Now, well into his seventh decade as a recording artist he will be 80 years old later this year.
Also famous for his role in both Blues Brothers movies he has led an incredibly eclectic musical career as a hugely admired guitarist, creative producer and a legendary song-writer too.
Whilst he has been featured on innumerable albums over those years, there are not many that just have his name as the sole artist.
In fact Cropper calls Fire It Up his first proper solo album since 1969 and has called upon long-term collaborator Jon Tiven to twiddle the knobs as his co-producer
Never known as a singer he has the benefit of bringing in Roger C. Reale to add his gruff and funky voice to the album; leaving Steve to apply the rhythms and subtle grooves, as he, the absolute epitome of a team player, has done for many others these years.
The album kicks off with “Bush Hog Part 1” a very upbeat, funk-groove instrumental that really sets the tone, quickly followed by the title track, “Fire It Up” a bluesy foot-tapper introducing the energetic vocals of Roger Reale to the fray. Trademark laid back guitar licks open up “One Good Turn” with the maestro delivering a couple of additional mid-song solos that are the polar opposite of declamatory.
“I’m Not Having It” brings back that funky groove again, before “Out of Love” ups the tempo and has the catchy strap-line chorus of
“when push comes to shove, I’d rather be out of love”.
A tight horn section are featured on most tracks, indeed very prominent on “Far Away” once again with peachy, under-stated guitar solos ensuring we all know whose name is on the album cover.
The “Say You Don’t Know Me” opening bars remind me of Judy in Disguise as it chugs along with the guitar fills coming straight from a Stax sounding Sam & Dave type memory, with Mr. Reale telling you
“It’s a offer you can’t refuse, It’s a deal you can’t lose”.
Everyone should be up on the floor with “She’s So Fine”, with the full might of the brass section complimenting Steve’s recognisable repetitive six string under score.
“Two Wrongs” is mostly about Rogers lyrics informing you of the obvious “don’t make a right” whilst “Heartbreak Street” cranks up the band with the familiar storyline chorus of
“You’re leaving me on on Heartbreak Street, That’s where the lonely go to meet”.
Before the album ends with 2 more variations on the “Bush Hog” instrumental we have another brass laden soul number “The Go-Getter is Gone”, which follows the theme and tone of the album with Croppers’ clean and crisp picking refreshingly continuing in the middle of the mix.
Listening to the album 7 or 8 times now I’ve struggled to come up with an absolute favourite track, that is apart from the ear-worm groove of the 3 Bush Hog instrumentals. However, this is not a negative thing, far from it as what we have here is a really solid Rhythm & Blues / Soul album, which could easily come from the 1970’s but has a much more contemporary and 21st. Century vibe to it.

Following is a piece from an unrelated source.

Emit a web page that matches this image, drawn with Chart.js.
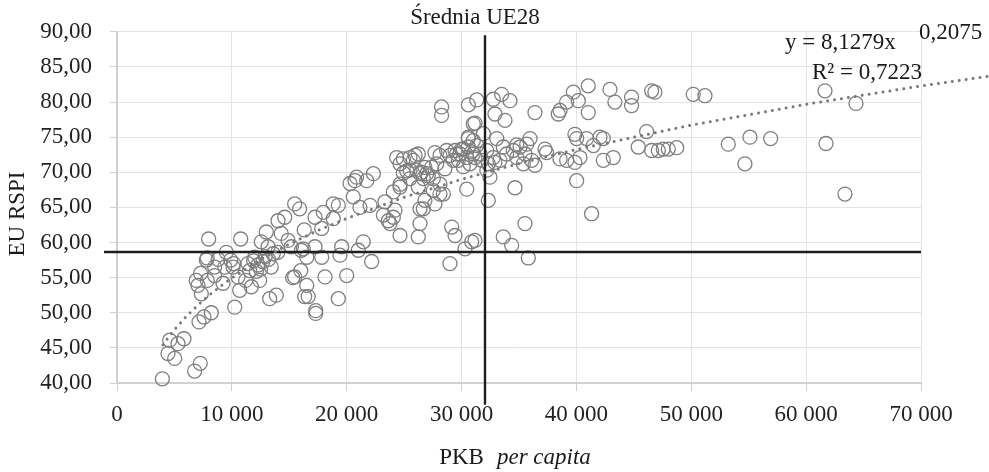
<!DOCTYPE html>
<html><head><meta charset="utf-8">
<script src="https://cdn.jsdelivr.net/npm/chart.js@4.4.1/dist/chart.umd.min.js"></script>
<style>html,body{margin:0;padding:0;background:#fff;}canvas{display:block;}</style>
</head><body>
<canvas id="c" width="989" height="472"></canvas>
<script>
// GDP per capita (PKB per capita) of regions
const GDP = [3950,4440,5020,4590,5310,5830,6760,7250,7140,7570,8210,7340,7050,7280,7860,7780,7980,7850,8500,8500,9380,9230,9520,10100,10150,10530,10680,10250,10770,11400,11550,11700,11990,11900,12280,12420,12130,12560,13000,13150,13430,13290,13870,14020,14600,14300,14890,15180,15470,15900,15470,15300,16050,16340,8800,12700,12900,13200,12500,13600,11200,14000,9900,6900,
17240,17960,17820,18830,19270,18830,20570,20720,20860,21740,22320,21150,22030,23330,23190,23620,24060,24200,24640,23770,24060,24640,24640,24930,25220,25510,24930,25800,26230,26380,26810,26670,26960,26810,26380,26380,26230,27680,27830,27540,27680,28120,28410,28700,29280,29570,29140,29430,28990,30300,30880,31170,30450,30150,31020,30730,31320,30590,31020,
16220,17240,16520,16000,16520,16650,17820,18110,17300,17300,19270,19560,19410,20000,21010,21440,22170,16300,
24350,25510,25950,25510,26090,26520,27100,27390,28120,28550,28990,29430,29860,30000,30440,30590,30880,31170,31610,31750,30590,31020,27540,24640,26230,28120,26670,
28260,28260,30590,31320,31170,29720,30150,20290,32470,32330,
33490,32760,34210,32910,33780,36390,38570,38420,39150,39730,40160,41030,41030,42920,43350,44800,44800,46550,46830,
33060,31900,32190,33630,33920,32760,32330,32900,33340,34500,34800,35090,35670,35960,35520,35380,36100,36390,37260,37400,38570,39150,39870,40020,39870,40310,40890,41470,42050,42340,42340,43210,40020,34650,41320,35520,33630,34360,35810,46110,45380,46550,47130,
50170,51190,47560,48000,48730,53220,55110,54670,56910,61640,64340,61730,63380,34800,32200];
// EU Regional Social Progress Index
const RSPI = [40.6,44.2,43.5,46.1,45.6,46.3,41.7,42.8,48.7,49.4,50.0,52.7,53.9,55.6,54.6,57.5,60.5,57.8,56.5,55.3,56.5,54.2,58.6,56.5,57.0,55.1,53.2,50.8,60.5,57.0,56.0,53.7,57.9,57.4,56.8,54.6,55.9,60.1,61.5,59.4,56.5,52.0,52.5,63.1,63.6,61.3,60.3,59.4,65.5,64.8,55.1,55.0,58.9,52.3,57.6,57.3,58.0,57.6,56.2,58.4,54.6,58.6,57.5,54.6,
63.6,64.3,62.0,65.5,65.3,63.4,66.5,68.8,69.3,68.8,69.8,65.0,65.3,65.8,63.9,63.1,63.6,64.6,61.0,62.7,67.2,68.3,71.2,71.9,70.2,69.1,69.9,71.7,72.6,69.8,70.7,69.1,69.8,66.0,64.8,62.7,60.8,72.8,71.2,69.1,65.5,68.3,66.9,73.1,71.7,72.6,62.2,61.0,57.0,59.1,60.1,60.3,67.6,73.3,72.6,71.2,73.8,74.8,76.9,
59.1,59.4,57.9,56.0,53.9,52.3,57.9,55.1,49.9,50.3,52.0,59.4,58.2,55.3,58.9,60.1,57.3,61.8,
72.1,72.1,72.4,70.3,70.3,70.0,69.5,70.7,72.4,70.5,72.4,73.1,72.6,73.3,72.1,73.6,72.9,72.1,72.6,71.7,75.0,74.5,67.4,67.9,67.9,66.9,64.8,
79.3,78.1,79.6,80.3,77.0,71.7,70.8,68.4,69.3,66.0,
81.1,80.4,80.2,78.3,77.4,78.5,78.8,78.3,80.0,81.4,80.2,82.3,78.5,81.8,80.0,80.7,79.5,81.6,81.4,
74.8,75.5,73.1,73.6,72.6,72.1,71.2,71.4,71.7,73.1,72.1,73.6,74.0,74.8,72.6,71.2,71.7,71.0,73.3,72.8,71.9,71.7,75.4,74.8,71.4,72.1,74.8,73.8,75.0,74.8,71.7,72.1,68.8,67.8,64.1,62.7,60.8,59.6,57.8,75.8,73.6,73.1,73.1,
81.1,80.9,73.3,73.3,73.5,74.0,75.0,71.2,74.8,81.6,79.8,74.1,66.9,73.9,70.3];
// power trendline y = 8,1279x^0,2075 (read points)
const TREND_X = [4000,4500,5000,6000,7000,8000,9000,10000,12500,15000,17500,20000,25000,30000,35000,40000,50000,60000,70000,76000];
const TREND_Y = [45.44,46.56,47.59,49.42,51.03,52.46,53.76,54.95,57.56,59.78,61.72,63.43,66.44,69.00,71.25,73.25,76.72,79.68,82.29,83.70];
// EU28 averages
const AVG_GDP = 32040;
const AVG_RSPI = 58.65;
const X_TICKS = [0,10000,20000,30000,40000,50000,60000,70000];
const Y_TICKS = [40,45,50,55,60,65,70,75,80,85,90];

const FONT = "'Liberation Serif', 'Times New Roman', serif";
const pts = GDP.map((x,i)=>({x:x, y:RSPI[i]}));
const trend = TREND_X.map((x,i)=>({x:x, y:TREND_Y[i]}));

const textPlugin = {
  id:'texts',
  afterDraw(chart){
    const ctx = chart.ctx;
    ctx.save();
    ctx.fillStyle = '#1a1a1a';
    ctx.textBaseline = 'middle';
    ctx.font = '23px ' + FONT;
    ctx.textAlign = 'center';
    ctx.fillText('Średnia UE28', 475, 18);
    ctx.textAlign = 'left';
    ctx.fillText('y = 8,1279x', 785, 43);
    ctx.fillText('0,2075', 919, 33);
    ctx.fillText('R² = 0,7223', 812, 73);
    // x axis title
    const a = 'PKB', b = 'per capita';
    ctx.font = '23px ' + FONT;
    const wa = ctx.measureText(a).width;
    ctx.font = 'italic 23px ' + FONT;
    const wb = ctx.measureText(b).width;
    const gap = 13;
    const total = wa + gap + wb;
    let sx = 515 - total/2;
    ctx.font = '23px ' + FONT;
    ctx.fillText(a, sx, 458);
    ctx.font = 'italic 23px ' + FONT;
    ctx.fillText(b, sx + wa + gap, 458);
    // y axis title
    ctx.font = '23px ' + FONT;
    ctx.translate(18, 214);
    ctx.rotate(-Math.PI/2);
    ctx.textAlign = 'center';
    ctx.fillText('EU RSPI', 0, 0);
    ctx.restore();
  }
};

new Chart(document.getElementById('c'), {
  type:'scatter',
  data:{datasets:[
    {label:'trend', type:'line', data:trend, borderColor:'#7a7a7a', borderWidth:3, borderDash:[0.01,7], borderCapStyle:'round', pointRadius:0, fill:false, tension:0, clip:false, order:0},
    {label:'avgX', type:'line', data:[{x:AVG_GDP,y:89.5},{x:AVG_GDP,y:36.9}], borderColor:'#1e1e1e', borderWidth:2.4, pointRadius:0, clip:false, order:0},
    {label:'avgY', type:'line', data:[{x:-1130,y:AVG_RSPI},{x:70000,y:AVG_RSPI}], borderColor:'#1e1e1e', borderWidth:2.4, pointRadius:0, clip:false, order:0},
    {label:'regions', data:pts, pointRadius:7, pointBorderWidth:1.3, pointBorderColor:'#7f7f7f', pointBackgroundColor:'rgba(0,0,0,0)', order:1, clip:false}
  ]},
  options:{
    responsive:false, animation:false, devicePixelRatio:1,
    layout:{padding:{left:0, top:31, right:68, bottom:0}},
    plugins:{legend:{display:false}, tooltip:{enabled:false}},
    scales:{
      x:{type:'linear', bounds:'data',
        afterDataLimits(s){ s.min = 0; s.max = 70000; },
        afterBuildTicks(s){ s.min = 0; s.max = 70000; s.ticks = X_TICKS.map(v=>({value:v})); },
        afterFit(s){ s.height = 89; },
        grid:{color:'#e4e4e4', lineWidth:1, tickLength:8, tickColor:'#d0d0d0'},
        border:{color:'#d0d0d0', width:2},
        ticks:{padding:10, color:'#222', font:{family:FONT, size:23},
          callback:v=> v===0 ? '0' : (Math.round(v/1000) + ' 000')}
      },
      y:{type:'linear', min:40, max:90,
        afterBuildTicks(s){ s.ticks = Y_TICKS.map(v=>({value:v})); },
        afterFit(s){ s.width = 117; },
        grid:{color:'#e4e4e4', lineWidth:1, tickLength:7, tickColor:'#d0d0d0'},
        border:{color:'#d0d0d0', width:2},
        ticks:{padding:18, color:'#222', font:{family:FONT, size:23},
          callback:v=> v.toFixed(2).replace('.', ',')}
      }
    }
  },
  plugins:[textPlugin]
});
</script>
</body></html>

In a world full of gregarious show-offs and axe-wielding extroverts all trying to make your speakers explode, it’s just plain wonderful that there are still humble and respectful musicians plying their trade.
Steve Cropper is and always has been a real creative, genuine southern gentleman, but we should all marvel that he continues to produce original music that oozes so much simpatico and dignity.